Elle n'est pas la seule à défendre une stratégie d'alliance axée sur un programme précis. La plupart des Europe Ecologie venus en 2009 dans le sillage de Daniel Cohn-Bendit (Pascal Durand, Yannick Jadot, José Bové...) tout comme le député Christophe Cavard ou encore l'ancienne ministre Dominique Voynet privilégient un accord sur le fond capable de réconcilier tout le monde.
"J'aimerais que nous, écologistes, retrouvions l'esprit d'ouverture qui avait présidé à la naissance d'Europe-Ecologie et qui m'avait d'ailleurs fait adhérer", se désole Emmanuelle Cosse, très attaquée depuis que son nom s'est mis à circuler parmi les ministrables potentiels. "Qu'on arrête avec ce discours radical contre les social-traîtres et celui qui s'enchante d'être dans une majorité! Il faut un contrat et des politiques concrètes", renchérit son prédécesseur, l'eurodéputé Pascal Durand.
François Hollande a-t-il intérêt à diviser les écolos ?

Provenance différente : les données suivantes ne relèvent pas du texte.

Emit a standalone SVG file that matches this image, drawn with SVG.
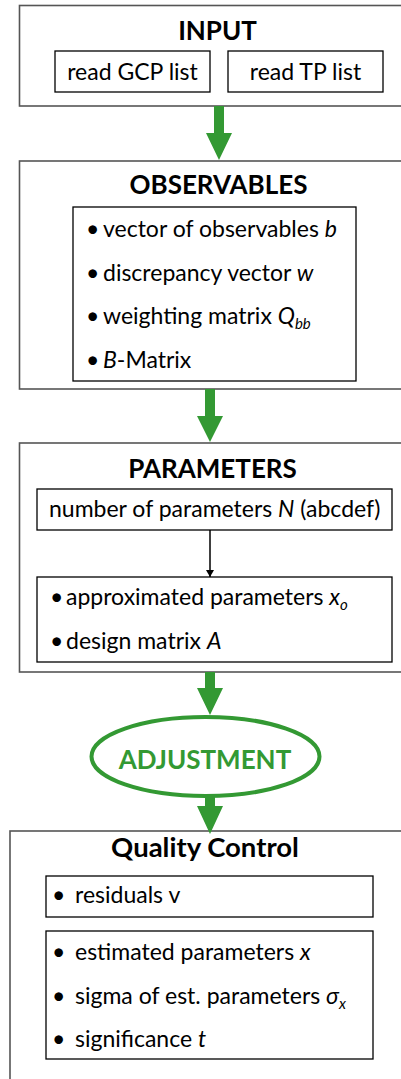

Seront-ils entendus? Toute la question est de savoir qui a intérêt à faire exploser le mouvement écologiste. Cécile Duflot? Elle y perdrait un parti contre un accord fragile avec un Jean-Luc Mélenchon dont beaucoup d'écologistes critiquent les positions internationales. Les députés pro-gouvernement? En cas de scission, le groupe pourrait littéralement disparaître à l'Assemblée nationale. La coprésidence de François de Rugy et Barbara Pompili est d'ores et déjà contestée en interne.
Même François Hollande n'aurait aucun intérêt à scinder EELV en deux en débauchant telle ou telle personnalité. '"Eclater EELV pour éclater EELV ne suffit pas à faire une dynamique", prévient le sénateur écolo Ronan Dantec. "Je ne vois pas l'intérêt de diviser les Verts en laissant une partie s'échapper chez Mélenchon", confirme un cadre du Parti socialiste qui mise sur une inflexion de "l'intransigeance" de Cécile Duflot et un remaniement réintégrant les écolos avant ou après les régionales de décembre.
Pas très glorieux tout cela? "Qu'ils se dépatouillent. Je ne mettrai pas le petit doigt dans ce panier de crabes", se désespère Corinne Lepage.